A new study of 163 CEOs, senior strategists and communications professionals, conducted by Forbes Insights and FD in conjunction with the Association for Strategic Planning and the Council of Public Relations Firms, looks at corporate strategy development and implementation. Of special interest was the interdependence of strategy and communications in creating and executing a successful strategy.
Their Nr.1 key finding?
…While senior management does not have a common definition of what strategy is at the conceptual level, it does have a very clear definition of what strategy is not, as well as a very clear, pragmatic definition of what types of corporate initiatives are and are not strategic…
In Strategy Is… Hmm…, we talked about Chris McCall’s three fundamental questions about strategy:
- What business are we in?
- What business should we be in?
- How do we get there?
So, if senior management does not have a common definition of strategy, that means they are not on the same page in regards to the three questions above. Am I the only one who finds this extremely disturbing?
Luckily, I am not. Mitch Ellner, CEO of CNC Strategy Cloud Solutions, talks about this in his post Strategic Planning – the “Strategy” of all 3 Resources. With three resources, he means people, processes/information and finances.
“Businesses need to begin to look at all 3 strategic resources – people, processes, finances – to measure and thus manage against, and with begin to look at this as a part of the business – ongoing, habit and consistent – not as a “project” that has a start and stop. Strategic Planning, strategy, alignment, execution, et al. has no start and stop. It does have change.”
John Dillard, co-Founder and President of Big Sky Associates, talks about decision making in uncertain future scenarios in Decision Trees Help Provide Strategic Answers for Uncertain Scenarios. I like his post, because it touches upon a subject that often comes up in my conversations with my clients. Life in general and the business world in particular, is full of uncertainty. Business managers, especially in times of rapid change, feel uncomfortable making decisions when faced with the unknown. Sure, they can deal with problems when the objectives, variables and the parameters are clear. What about when they are not? It is never easy to solve half an equation. One needs to make assumptions, and making assumptions is almost always risky.

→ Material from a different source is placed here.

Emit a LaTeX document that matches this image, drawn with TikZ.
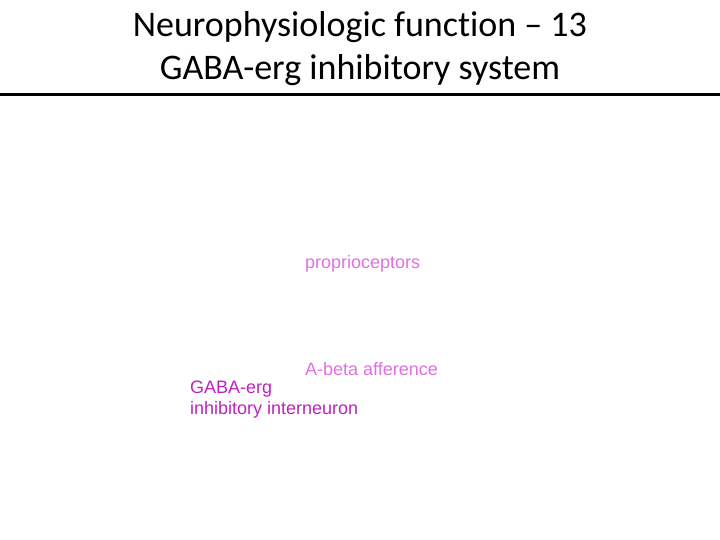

In such situations, concepts like expected value, decision tree and scenario analysis become very useful. By laying out feasible alternatives, even in multiple layers, and quantifying their outcomes as well as the probabilities of these outcomes, the chaos of the world of possibilities can be transformed into the order of the decision tree. Decision trees are especially useful when evaluating investment alternatives and deciding on strategic moves.
“Decision trees are a way of applying solid risk-analysis methods to a variety of business problems. And whether the problems are organizational or related to national security or investments, the flexibility is quite remarkable. By quantifying the uncertainty, decision trees allow decision makers to model a variety of outcomes at multiple levels and react appropriately.”
Chris McCall of Touch Business Consulting, in his post What Is Strategy?, tries to answer that question by examining the words of business strategy gurus such as Bruce Henderson, Michael Porter and Peter Drucker. He then goes further and boils the practical approach to corporate strategy development and execution down to answering three fundamental questions:
- What business are we in? This is an examination of your firm’s strategic principles, its core competencies and its business model.
- What business should we be in? This question examines the structure of the industry or industries in which you compete, how your products and services stack up against the competition and what are your available growth strategies.
- How do we get there? In this question, you define how to translate the ‘possible’ into actionable plans, devise a clear path for growth, create an environment for execution and measure results.